O enfraquecimento das leis trabalhistas tem impacto direto sobre a infância. Entre 2011 e 2020, foram registrados 24.909 casos de acidentes de trabalho e 466 mortes entre crianças de 5 a 17 anos, conforme dados da Fiocruz. Esses números aumentaram após a reforma trabalhista de 2016, que precarizou ainda mais as relações de trabalho. Apesar das legislações contra o trabalho infantil, crianças negras e vulneráveis continuaram a trabalhar, mas as mudanças nas leis permitiram implementar políticas públicas mais eficazes, ainda que limitadas. De acordo com a FioCruz, crianças negras têm 39% mais chances de morrerem antes de completarem 5 anos. Entre 2016 e 2020, 35 mil crianças e adolescentes de 0 a 19 anos foram mortos de forma violenta no Brasil pela ação truculenta do Estado através da polícia militar, com uma média de 7 mil por ano. Com a justificativa da “guerra as drogas”, a maioria das vítimas tinha entre 15 e 19 anos, sendo os principais afetados, meninos negros. Nos casos de gravidez na adolescência, frequentemente resultado de abusos sexuais, 14% de todos os partos são de mães com até 19 anos, sendo a maioria dessas jovens negras e periféricas no Brasil. Os dados revelam que a cada 24 horas, 320 crianças e adolescentes são vítimas de exploração sexual. No entanto, esse número pode ser ainda maior, dado que apenas 7 em cada 100 casos são denunciados. Nesse caso, 75% das vítimas são meninas e, predominantemente, negras.

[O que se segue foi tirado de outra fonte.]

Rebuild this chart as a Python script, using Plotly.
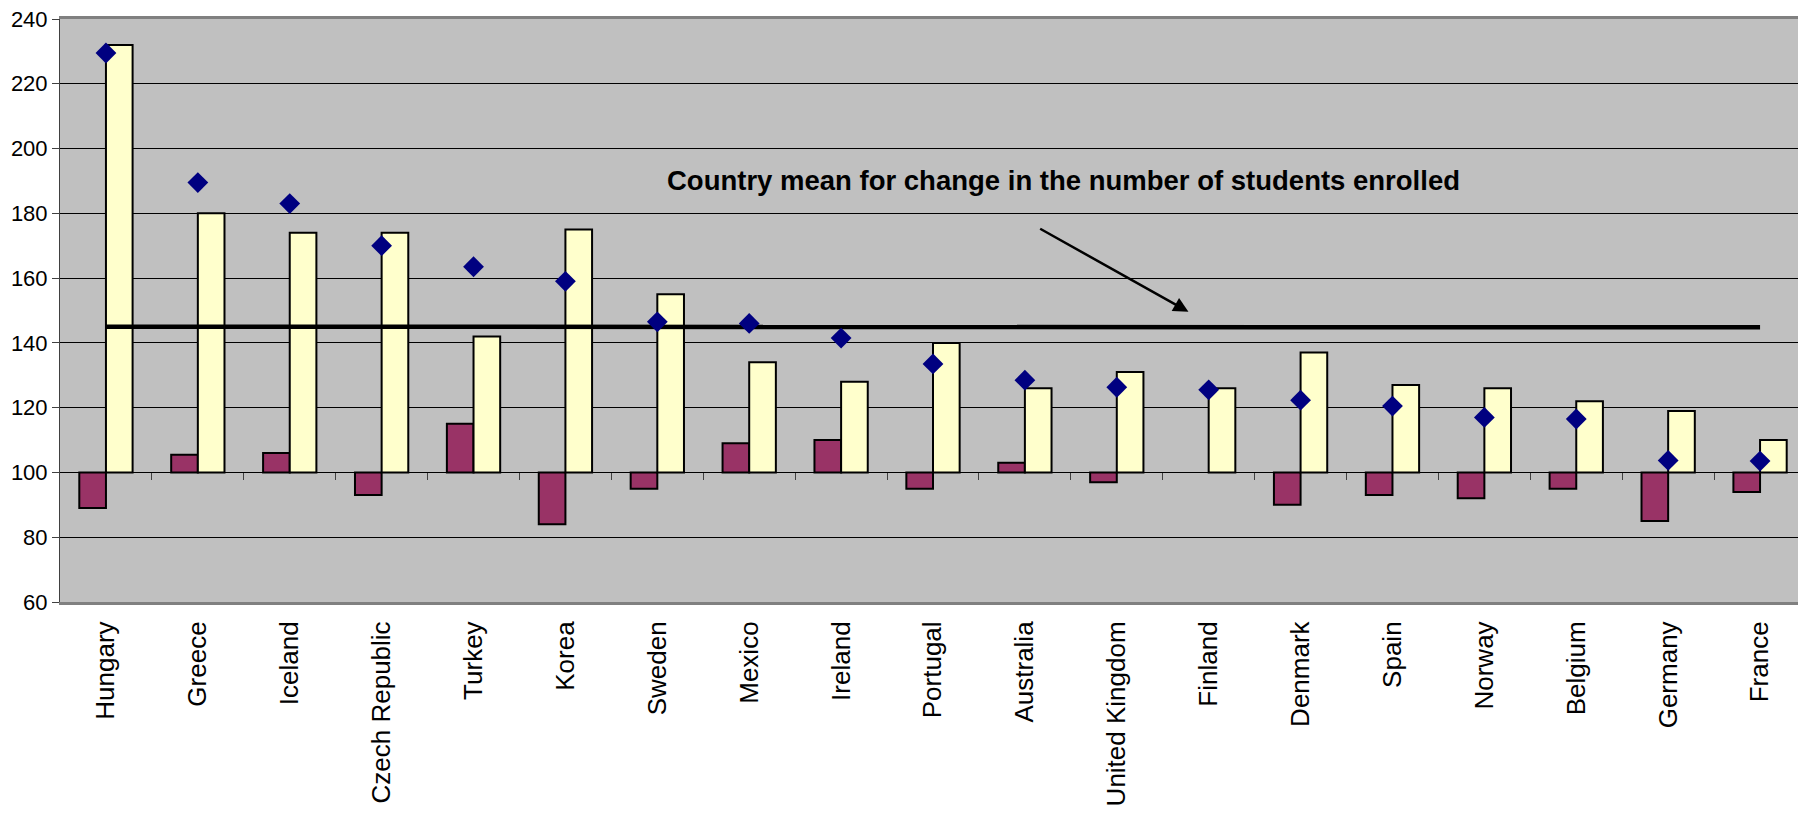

As políticas públicas que abrangem todos os aspectos do desenvolvimento social não recebem estrutura no capitalismo. Apesar dos avanços conquistados pelo movimento feminista e pela mobilização social, essas políticas são frequentemente alvo de ataques e, se não forem sustentadas pela mobilização contínua, desaparecem facilmente. Mesmo com leis e políticas públicas existentes, as crianças continuam sendo as mais marginalizadas e vulneráveis na sociedade e em todo o mundo. O genocídio praticado por Israel e apoiado pela mesma bancada que propôs o PL 1904/2024, direciona ataques para mulheres e crianças. Conforme apontado pela ONU, a cada 10 minutos uma criança é morta na região, e há mais vítimas infantis em Gaza do que em quatro anos de guerras pelo mundo. Aproximadamente 17 mil crianças em Gaza estão desacompanhadas ou separadas, representando 1% da população deslocada, que totaliza 1,7 milhão de pessoas.
O movimento Ni Una Menos na Argentina, iniciado em 2015, emergiu como uma resistência contra a violência machista, mobilizando centenas de milhares em protestos contra o feminicídio, a violência de gênero e a opressão. A visibilidade alcançada ampliou o debate público sobre direitos reprodutivos e autonomia sobre os corpos, desafiando tabus, especialmente em relação ao aborto. A pressão persistente dos coletivos feministas da "maré verde", reconhecidos pelos lenços verdes, que iniciou em 2018 e foi determinante para a aprovação do projeto de legalização do aborto pelo parlamento argentino em dezembro de 2020, demonstrando a importância de aproveitar os momentos de mobilização para organizar os trabalhadores e avançar na luta por direitos. Na atual conjuntura mundial e brasileira, onde o governo Lula/Alckmin adota uma política entreguista alinhada aos interesses da burguesia nacional e internacional, é fundamental intensificar a politização das mobilizações e pressionar as direções para desenvolverem um plano de luta contra os constantes desmontes que o país enfrenta, estendendo essas lutas para além de julho.
Não basta que Arthur Lira arquive o PL 1904 ou o retire da pauta, dado que outros projetos também ameaçam diretamente o acesso das crianças à educação, incluindo a educação sexual que previne diversos tipos de abusos. Devemos lutar pelo direito a educação sexual para decidir, aborto legal, seguro e gratuito pelo SUS para não morrer. As privatizações em curso na saúde e na educação também têm um impacto direto sobre as crianças, mostrando que é impossível reformar esse sistema.
Apesar dos desafios presentes, a agenda nacional até julho em defesa do aborto legal oferece uma oportunidade para unificar diversas lutas. É essencial aproveitar este momento para resistir às privatizações, denunciar o genocídio em Israel na Palestina e confrontar políticas como a PEC 45, que buscam manter a marginalização e a desigualdade. Este momento de debates oferece uma oportunidade única para engajar a classe trabalhadora. É necessário que as direções estejam presentes junto à sua base, buscando avanços significativos de consciência. Os sindicatos e outras organizações devem ser verdadeiras ferramentas de luta, utilizando seus recursos para promover avanços neste momento histórico. O movimento não deve se limitar ao "FORA LIRA", mas sim levar para as ruas e diversas formas de mobilização os temas que impulsionam as lutas no Brasil. Devemos pressionar a extrema-direita para recuar de sua necropolítica, enquanto avançamos no processo de luta de classes.